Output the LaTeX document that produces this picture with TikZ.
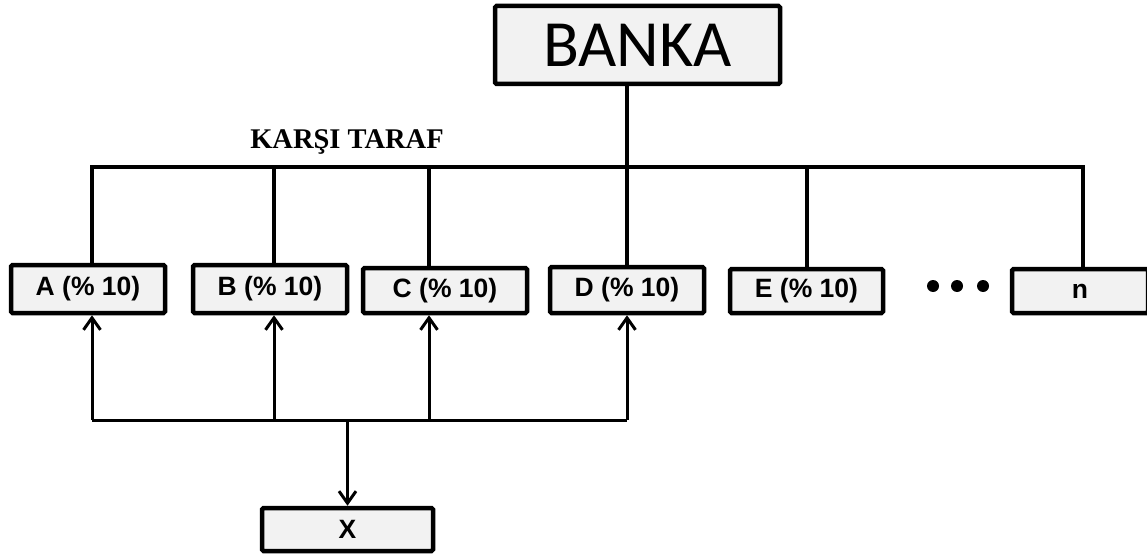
\documentclass[tikz,border=0pt]{standalone}
\usepackage{fontspec}
\newfontfamily\boxfont{Liberation Sans}
\newfontfamily\bankfont{Carlito}
\newfontfamily\sidefont{Liberation Serif}
\usetikzlibrary{arrows.meta,positioning}
\definecolor{boxgray}{HTML}{F2F2F2}
\tikzset{
  party/.style={draw, line width=4.5pt, fill=boxgray, rounded corners=1.5pt, inner sep=0pt,
    font=\boxfont\bfseries\fontsize{26.5}{30}\selectfont},
  link/.style={line width=4pt},
  feed/.style={line width=3pt}
}

\begin{document}
\begin{tikzpicture}[x=1pt,y=-1pt,>={Straight Barb[length=12pt,width=17pt]}]
    \useasboundingbox (0,0) rectangle (1147,559);
    % Bank
    \node[party, minimum width=285pt, minimum height=78pt,
      font=\bankfont\fontsize{66}{74}\selectfont] (Ba) at (637.5,45) {BANKA};
    \node[font=\sidefont\bfseries\fontsize{28.5}{32}\selectfont, anchor=base] (side) at (347,148) {KARŞI TARAF};
    % Counterparties
    \node[party, minimum width=154pt, minimum height=48pt] (A) at (88,289) {A (\% 10)};
    \node[party, minimum width=154pt, minimum height=48pt] (B) at (270,289) {B (\% 10)};
    \node[party, minimum width=164pt, minimum height=45pt] (C) at (445,290.5) {C (\% 10)};
    \node[party, minimum width=154pt, minimum height=46pt] (D) at (627,290) {D (\% 10)};
    \node[party, minimum width=153pt, minimum height=44pt] (E) at (806.5,291) {E (\% 10)};
    \node[party, minimum width=136pt, minimum height=44pt] (n) at (1080,291) {n};
    \foreach \dx in {933,957,983}
      \fill (\dx,286) circle [radius=6];
    % X
    \node[party, minimum width=171pt, minimum height=43pt] (X) at (347.5,529.5) {X};
    % Top bus
    \coordinate (top) at (0,167);
    \draw[link] (Ba.south -| D.north) -- (D.north);
    \draw[link] ([xshift=4pt]A.north) |- ([xshift=3pt]n.north |- top) -- ([xshift=3pt]n.north);
    \foreach \b/\s in {B/4pt, C/-16pt, E/0pt}
      \draw[link] ([xshift=\s]\b.north) -- ([xshift=\s]\b.north |- top);
    % Bottom bus
    \coordinate (low) at (0,420);
    \draw[feed] ([xshift=4pt]A.south |- low) -- (D.south |- low);
    \foreach \b/\s in {A/4pt, B/4pt, C/-16pt, D/0pt}
      \draw[feed,->] ([xshift=\s]\b.south |- low) -- ([xshift=\s]\b.south);
    \draw[feed,->] (X.north |- low) -- (X.north);
\end{tikzpicture}
\end{document}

· · · · ·

Using the data above, print every line exactly, omitting pictures.

→ **THE OUTPUT**:
Output the LaTeX document that produces this picture with TikZ.
\documentclass[tikz,border=0pt]{standalone}
\usepackage{fontspec}
\newfontfamily\boxfont{Liberation Sans}
\newfontfamily\bankfont{Carlito}
\newfontfamily\sidefont{Liberation Serif}
\usetikzlibrary{arrows.meta,positioning}
\definecolor{boxgray}{HTML}{F2F2F2}
\tikzset{
  party/.style={draw, line width=4.5pt, fill=boxgray, rounded corners=1.5pt, inner sep=0pt,
    font=\boxfont\bfseries\fontsize{26.5}{30}\selectfont},
  link/.style={line width=4pt},
  feed/.style={line width=3pt}
}

\begin{document}
\begin{tikzpicture}[x=1pt,y=-1pt,>={Straight Barb[length=12pt,width=17pt]}]
    \useasboundingbox (0,0) rectangle (1147,559);
    % Bank
    \node[party, minimum width=285pt, minimum height=78pt,
      font=\bankfont\fontsize{66}{74}\selectfont] (Ba) at (637.5,45) {BANKA};
    \node[font=\sidefont\bfseries\fontsize{28.5}{32}\selectfont, anchor=base] (side) at (347,148) {KARŞI TARAF};
    % Counterparties
    \node[party, minimum width=154pt, minimum height=48pt] (A) at (88,289) {A (\% 10)};
    \node[party, minimum width=154pt, minimum height=48pt] (B) at (270,289) {B (\% 10)};
    \node[party, minimum width=164pt, minimum height=45pt] (C) at (445,290.5) {C (\% 10)};
    \node[party, minimum width=154pt, minimum height=46pt] (D) at (627,290) {D (\% 10)};
    \node[party, minimum width=153pt, minimum height=44pt] (E) at (806.5,291) {E (\% 10)};
    \node[party, minimum width=136pt, minimum height=44pt] (n) at (1080,291) {n};
    \foreach \dx in {933,957,983}
      \fill (\dx,286) circle [radius=6];
    % X
    \node[party, minimum width=171pt, minimum height=43pt] (X) at (347.5,529.5) {X};
    % Top bus
    \coordinate (top) at (0,167);
    \draw[link] (Ba.south -| D.north) -- (D.north);
    \draw[link] ([xshift=4pt]A.north) |- ([xshift=3pt]n.north |- top) -- ([xshift=3pt]n.north);
    \foreach \b/\s in {B/4pt, C/-16pt, E/0pt}
      \draw[link] ([xshift=\s]\b.north) -- ([xshift=\s]\b.north |- top);
    % Bottom bus
    \coordinate (low) at (0,420);
    \draw[feed] ([xshift=4pt]A.south |- low) -- (D.south |- low);
    \foreach \b/\s in {A/4pt, B/4pt, C/-16pt, D/0pt}
      \draw[feed,->] ([xshift=\s]\b.south |- low) -- ([xshift=\s]\b.south);
    \draw[feed,->] (X.north |- low) -- (X.north);
\end{tikzpicture}
\end{document}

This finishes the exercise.